A pressão inflacionária sobre o orçamento das famílias já implica em aumento na inadimplência. Na capital paulista, os atrasos nos pagamentos em março atingiam 23,1% dos lares e alcançaram o maior nível da série histórica iniciada em 2010. É o que mostra a Pesquisa de Endividamento e Inadimplência do Consumidor (Peic), da Federação do Comércio de Bens, Serviços e Turismo do Estado de São Paulo (FecomercioSP).
Ainda, de acordo com os técnicos da FecomercioSP, a limitação das compras em decorrência do aumento da inadimplência ditará um ritmo mais fraco nas vendas no primeiro semestre.
Atualmente, aponta a Peic, 927 mil lares estão com as contas em atraso. São 55 mil a mais do que em fevereiro e 194 mil acima do registrado no mesmo período de 2021. O porcentual de famílias que já afirmam que não conseguirão pagar as dívidas atingiu o maior patamar desde outubro de 2018. São 9,4% nesta situação.
"Em termos absolutos, 374,7 mil vão precisar renegociar com bancos, financeiras e lojas para evitar multas e juros elevados, que já agravam a situação, pois há mais incidência de taxas, e, consequentemente, sobram menos recursos para o consumo diário", preveem os técnicos da FecomercioSP.
Quando se analisa a relação dos dados com as faixas de renda, a pesquisa mostra que a inadimplência atinge 27,7% das famílias que recebem menos de dez salários mínimos. Já o endividamento impacta 77,2%.
"Apesar de os efeitos serem mais sentidos entre os menos favorecidos, em março, o endividamento e a inadimplência das famílias com renda superior a dez salários mínimos atingiram recordes históricos: 66,1% e 11,4%, respectivamente", observam os responsáveis pelo levantamento.
Em março, o endividamento voltou a subir e alcançou 74,3% dos lares. São 2,98 milhões com algum tipo de dívida – aumento anual de 627 mil.
Para 88,5%, o cartão de crédito continua sendo o principal meio para compras a prazo. Na segunda posição, ficaram os carnês, com 18,3%. O porcentual registrou a segunda queda consecutiva e o menor patamar desde julho do ano passado, reflexo dos aumentos dos juros e do risco de inadimplência, que têm levado os estabelecimentos a restringirem este tipo de crédito.
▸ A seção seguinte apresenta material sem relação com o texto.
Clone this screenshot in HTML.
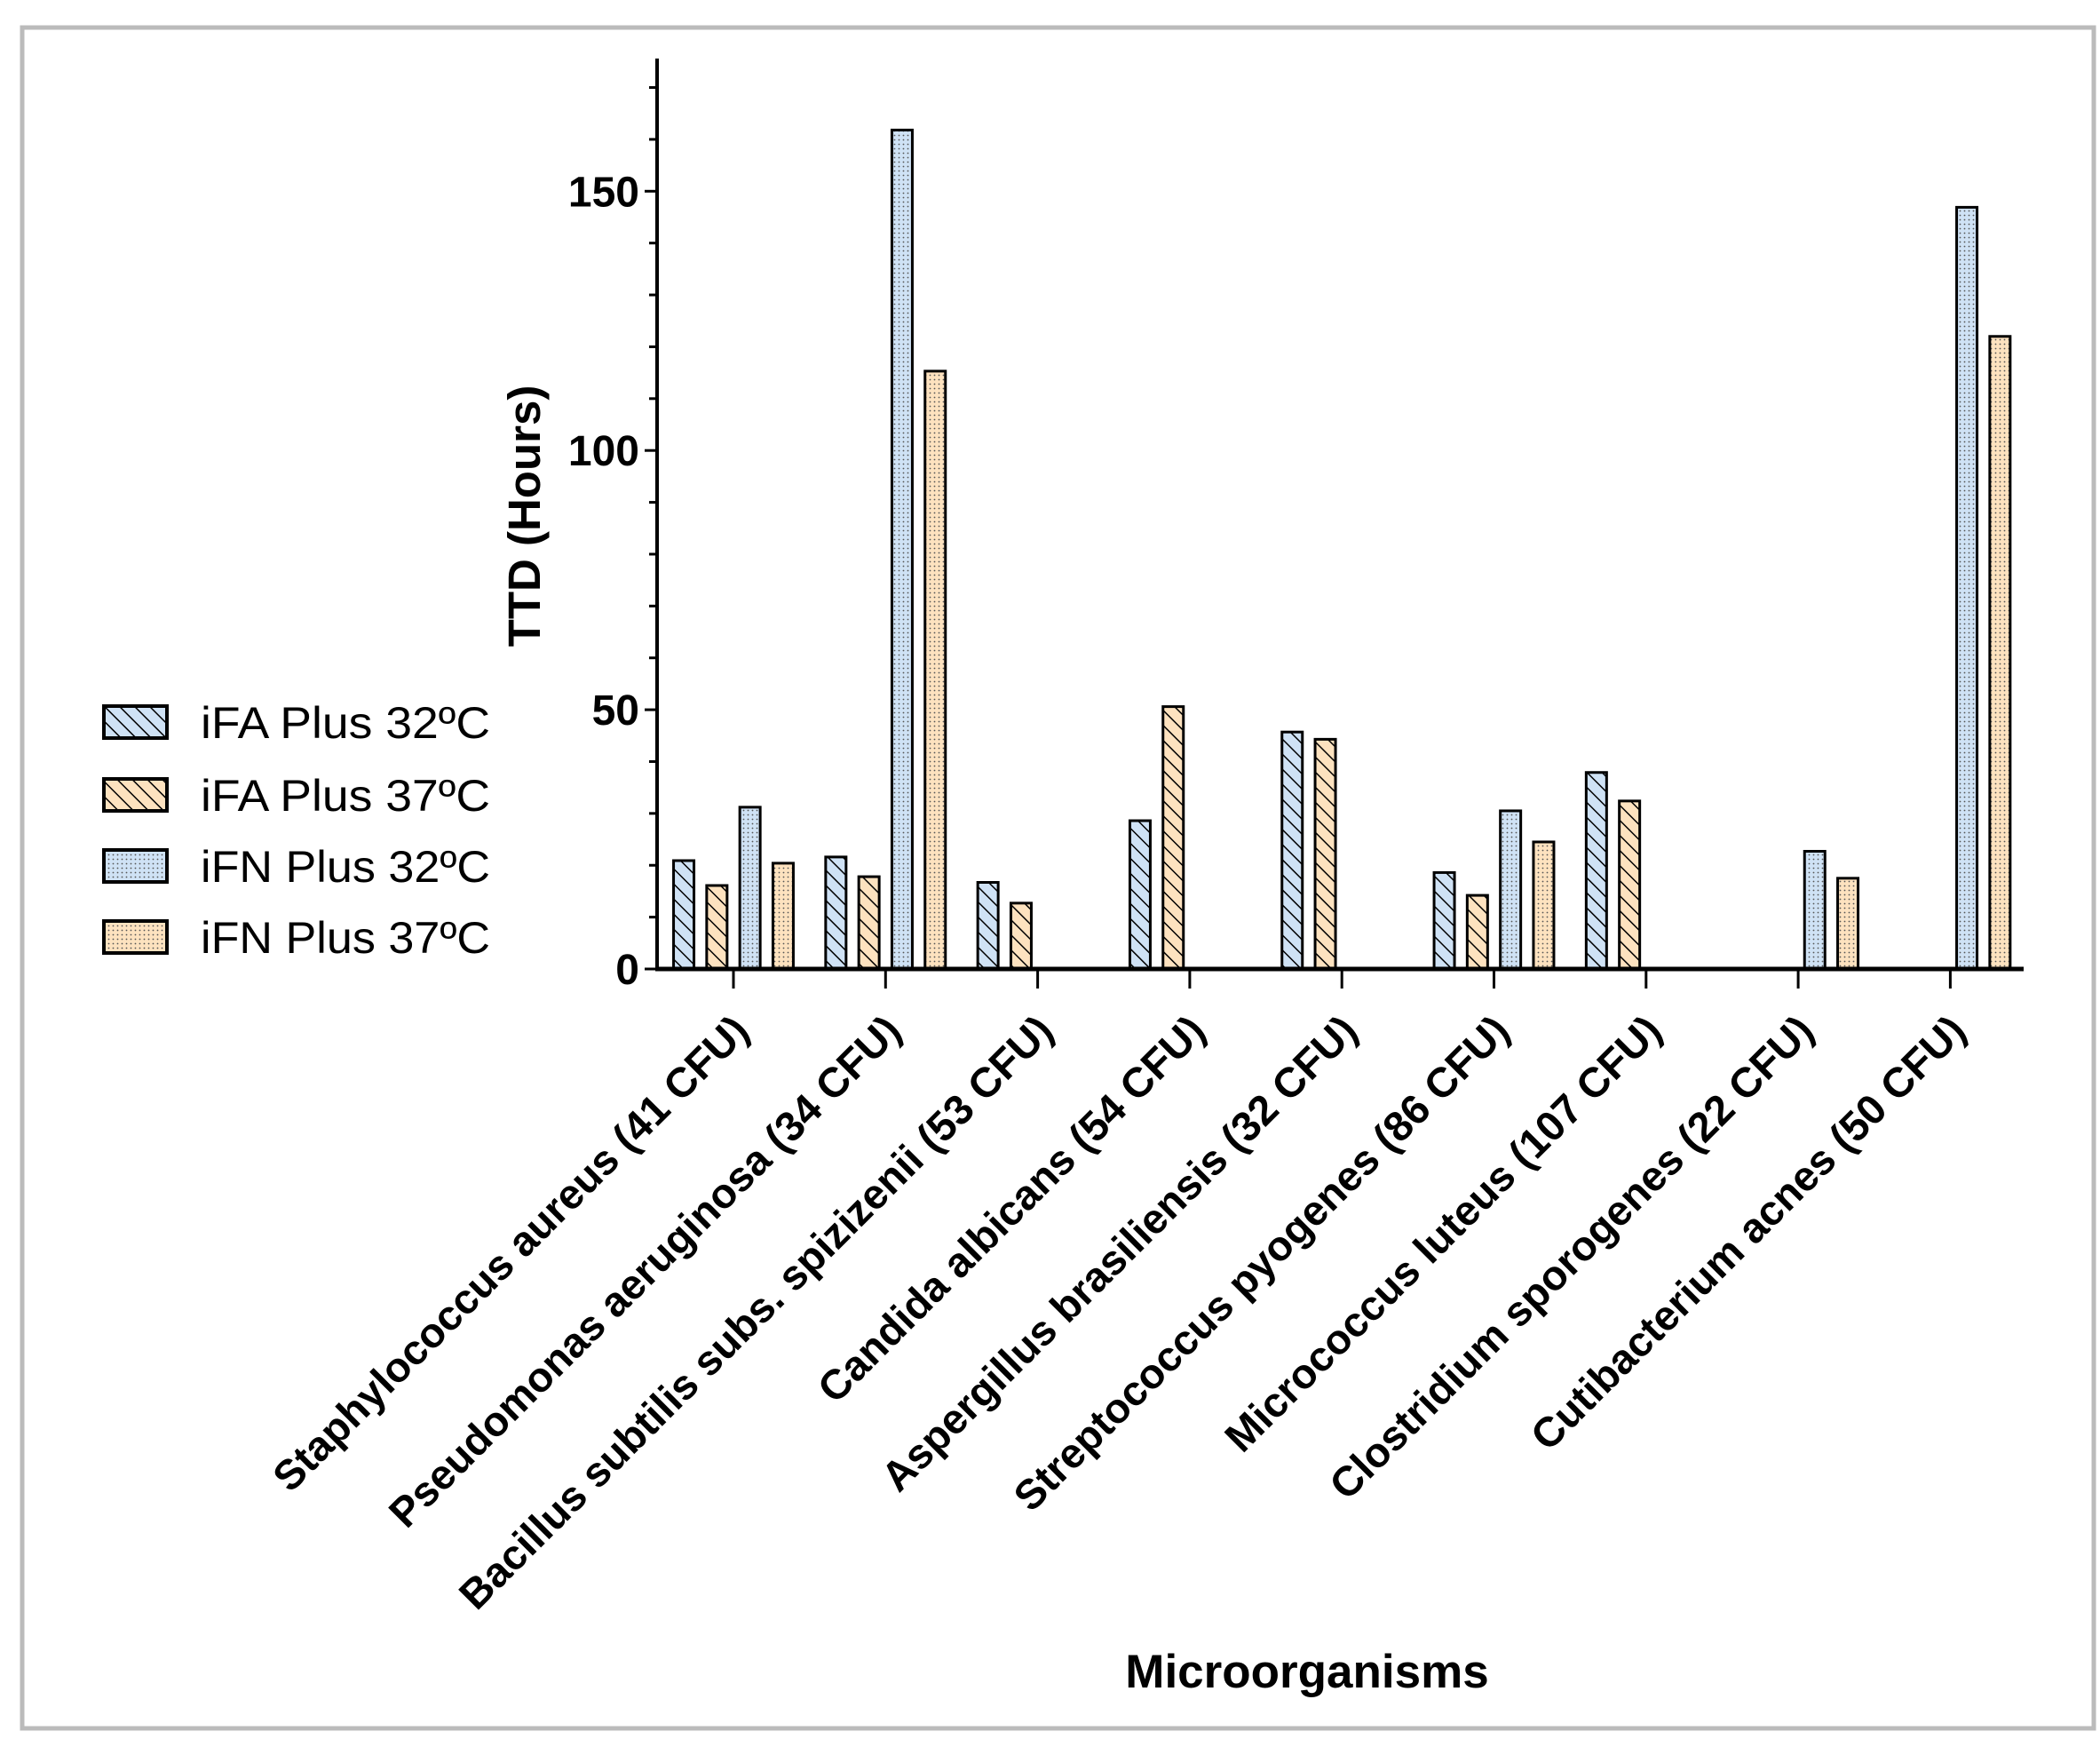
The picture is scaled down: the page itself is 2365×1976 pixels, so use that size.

Na sequência, ficaram o financiamento de carro (14,4%) e o crédito pessoal (10,7%).
<b>Crédito</b>
De acordo com a pesquisa da FecomercioSP, 7,2% dos entrevistados pensam em contrair crédito ou financiamento nos próximos três meses – maior porcentual desde maio de 2020. Destes, 66,4%, afirmam que usariam o crédito para consumo; 21,5%, para quitação de dívida; e 9,4%, para pagamento de contas. Entretanto, apesar de a maior parte ser destinada às compras, diante do cenário atual, o que pode justificar esta intenção são os gastos básicos com alimentos, e não a expansão do consumo em bens duráveis, por exemplo.
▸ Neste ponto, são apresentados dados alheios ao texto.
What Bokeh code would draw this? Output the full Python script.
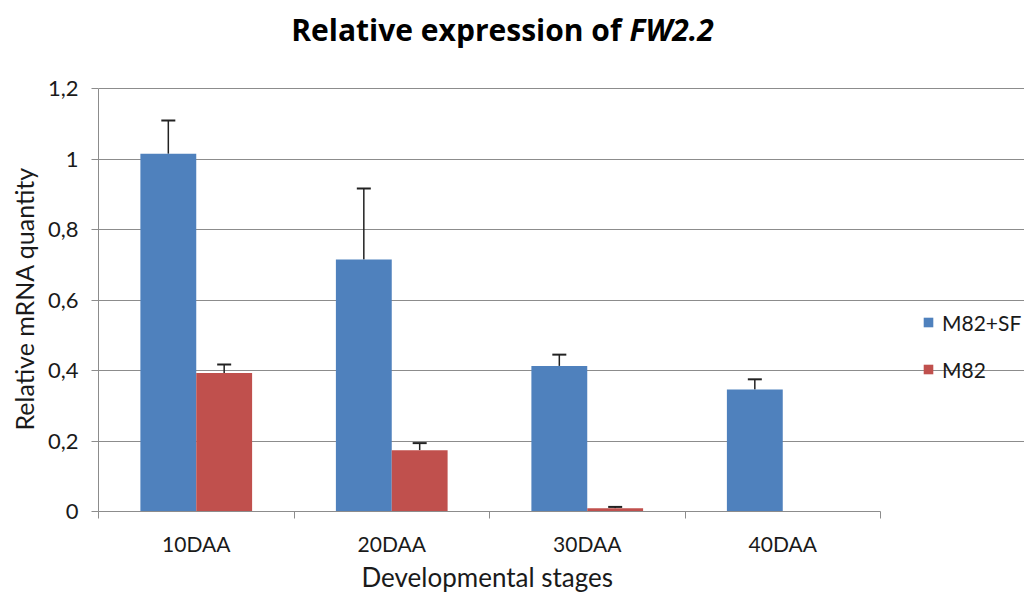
import numpy as np
from bokeh.plotting import figure
from bokeh.models import (Range1d, FixedTicker, CustomJSTickFormatter, ColumnDataSource,
                          Whisker, TeeHead, Label, Title)
from bokeh.embed import file_html
from bokeh.resources import INLINE

# ---------------- data ----------------
stages = ["10DAA", "20DAA", "30DAA", "40DAA"]
series_names = ["M82+SF", "M82"]
m82sf = [1.015, 0.715, 0.413, 0.346]
m82sf_err = [0.094, 0.201, 0.032, 0.029]
m82 = [0.393, 0.174, 0.009, 0.0]
m82_err = [0.024, 0.020, 0.004, 0.0]
y_ticks = [0, 0.2, 0.4, 0.6, 0.8, 1.0, 1.2]
title_plain = "Relative expression of"
title_italic = "FW2.2"
x_title = "Developmental stages"
y_title = "Relative mRNA quantity"

# ---------------- styling / layout ----------------
FONT = "Lato"
TITLE_FONT = "Open Sans"
BLUE = "#4F81BD"
RED = "#C0504D"
GRID = "#8C8C8C"
TXT = "#1A1A1A"
W, H = 1024, 596
# plot area (axes box) in page pixels
PL, PR, PT, PB = 98, 880, 88, 511

n = len(stages)
y_max = y_ticks[-1]
bar_w = 1 / 3.5
centers = np.arange(n) + 0.5

# the frame spans from PL to the right edge and from the top edge to PB,
# so that title and legend can live inside it; axes/grid are bounded.
px_x = (PR - PL) / n
px_y = (PB - PT) / y_max
x_end = (W - PL) / px_x
y_end = PB / px_y

p = figure(width=W, height=H, x_range=Range1d(0, x_end), y_range=Range1d(0, y_end),
           output_backend="svg", toolbar_location=None,
           min_border_left=PL, min_border_right=0, min_border_top=0,
           min_border_bottom=H - PB)
p.outline_line_color = None

src_a = ColumnDataSource(dict(x=centers - bar_w / 2, top=m82sf,
                              upper=np.array(m82sf) + np.array(m82sf_err), base=m82sf))
src_b = ColumnDataSource(dict(x=centers + bar_w / 2, top=m82))

p.vbar(x="x", top="top", width=bar_w, source=src_a, fill_color=BLUE, line_color=None,
       legend_label=series_names[0])
p.vbar(x="x", top="top", width=bar_w, source=src_b, fill_color=RED, line_color=None,
       legend_label=series_names[1])

# error bars (only where there is an error value)
keep = [i for i in range(n) if m82_err[i] > 0]
src_b_err = ColumnDataSource(dict(x=[centers[i] + bar_w / 2 for i in keep],
                                  upper=[m82[i] + m82_err[i] for i in keep],
                                  base=[m82[i] for i in keep]))
for s in (src_a, src_b_err):
    w = Whisker(source=s, base="x", upper="upper", lower="base", dimension="height",
                line_color="#222222", line_width=1.5, lower_head=None,
                upper_head=TeeHead(size=14, line_color="#222222", line_width=2))
    p.add_layout(w)

# y axis
p.yaxis.bounds = (0, y_max)
p.yaxis.ticker = FixedTicker(ticks=y_ticks)
p.yaxis.formatter = CustomJSTickFormatter(code="""
    var s = parseFloat(tick.toFixed(1)).toString();
    return s.replace('.', ',');
""")
p.yaxis.axis_line_color = GRID
p.yaxis.major_tick_line_color = GRID
p.yaxis.major_tick_out = 7
p.yaxis.major_tick_in = 0
p.yaxis.minor_tick_line_color = None
p.yaxis.major_label_standoff = 13
p.yaxis.major_label_text_font = FONT
p.yaxis.major_label_text_font_size = "22px"
p.yaxis.major_label_text_color = TXT

# y-axis title, centred on the plot area (not on the whole frame)
p.add_layout(Title(text=y_title, align="left", offset=PB - 430, standoff=12,
                   text_font=FONT, text_font_style="normal", text_font_size="25px",
                   text_color=TXT), "left")

# x axis: labels at centres, ticks at category boundaries
p.xaxis.bounds = (0, n)
p.xaxis.ticker = FixedTicker(ticks=list(centers), minor_ticks=list(range(n + 1)))
p.xaxis.formatter = CustomJSTickFormatter(args=dict(labels=stages), code="""
    return labels[Math.floor(tick)];
""")
p.xaxis.axis_line_color = GRID
p.xaxis.major_tick_line_color = None
p.xaxis.major_tick_out = 0
p.xaxis.major_tick_in = 0
p.xaxis.minor_tick_line_color = GRID
p.xaxis.minor_tick_out = 7
p.xaxis.minor_tick_in = 0
p.xaxis.major_label_standoff = 12
p.xaxis.major_label_text_font = FONT
p.xaxis.major_label_text_font_size = "21px"
p.xaxis.major_label_text_color = TXT

# x-axis title, centred under the plot area (not under the whole frame)
p.add_layout(Title(text=x_title, align="left", offset=361 - PL, standoff=0,
                   text_font=FONT, text_font_style="normal", text_font_size="26px",
                   text_color=TXT), "below")

p.xgrid.grid_line_color = None
p.ygrid.grid_line_color = GRID
p.ygrid.grid_line_width = 1.2
p.ygrid.bounds = (0, n)

# chart title in two parts (plain bold + bold italic), placed above the plot area
ty = y_max + (PT - 29) / px_y
p.add_layout(Label(x=(621 - PL) / px_x, y=ty, text=title_plain, text_align="right",
                   text_baseline="middle", text_font=TITLE_FONT, text_font_style="bold",
                   text_font_size="30px", text_color="black"))
p.add_layout(Label(x=(629 - PL) / px_x, y=ty, text=title_italic, text_align="left",
                   text_baseline="middle", text_font=TITLE_FONT,
                   text_font_style="bold italic", text_font_size="30px", text_color="black"))

# legend to the right of the plot area
lg = p.legend[0]
lg.location = (922 - PL, PB - 382)
lg.orientation = "vertical"
lg.border_line_color = None
lg.background_fill_alpha = 0
lg.padding = 0
lg.margin = 0
lg.glyph_width = 12
lg.glyph_height = 12
lg.label_height = 26
lg.spacing = 21
lg.label_standoff = 8
lg.label_text_font = FONT
lg.label_text_font_size = "21px"
lg.label_text_color = TXT

open("out.html", "w").write(file_html(p, INLINE))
Exemplo disso é o Índice de Intenção de Consumo das Famílias (ICF), que registrou alta de 1,5% em março (76,4 pontos), mas alavancado pelos itens de emprego. O Emprego Atual avançou 5,7%, chegando aos 97,7 pontos, quase o mesmo nível da Perspectiva Profissional (97,9), que apontou aumento de 3% em março. Ambos estão nos maiores patamares desde o início da pandemia, em abril de 2020.
A melhoria do mercado de trabalho, segundo a FecomercioSP, consegue recompor a renda das famílias para se protegerem da inflação. Entretanto, seria necessário um volume maior de investimentos para criar mais oportunidade e de maneira mais rápida. Na avaliação da FecomercioSP, porém, o aumento dos juros deve limitar a intenção de investimentos das empresas, mantendo a situação ainda delicada para o resto do ano.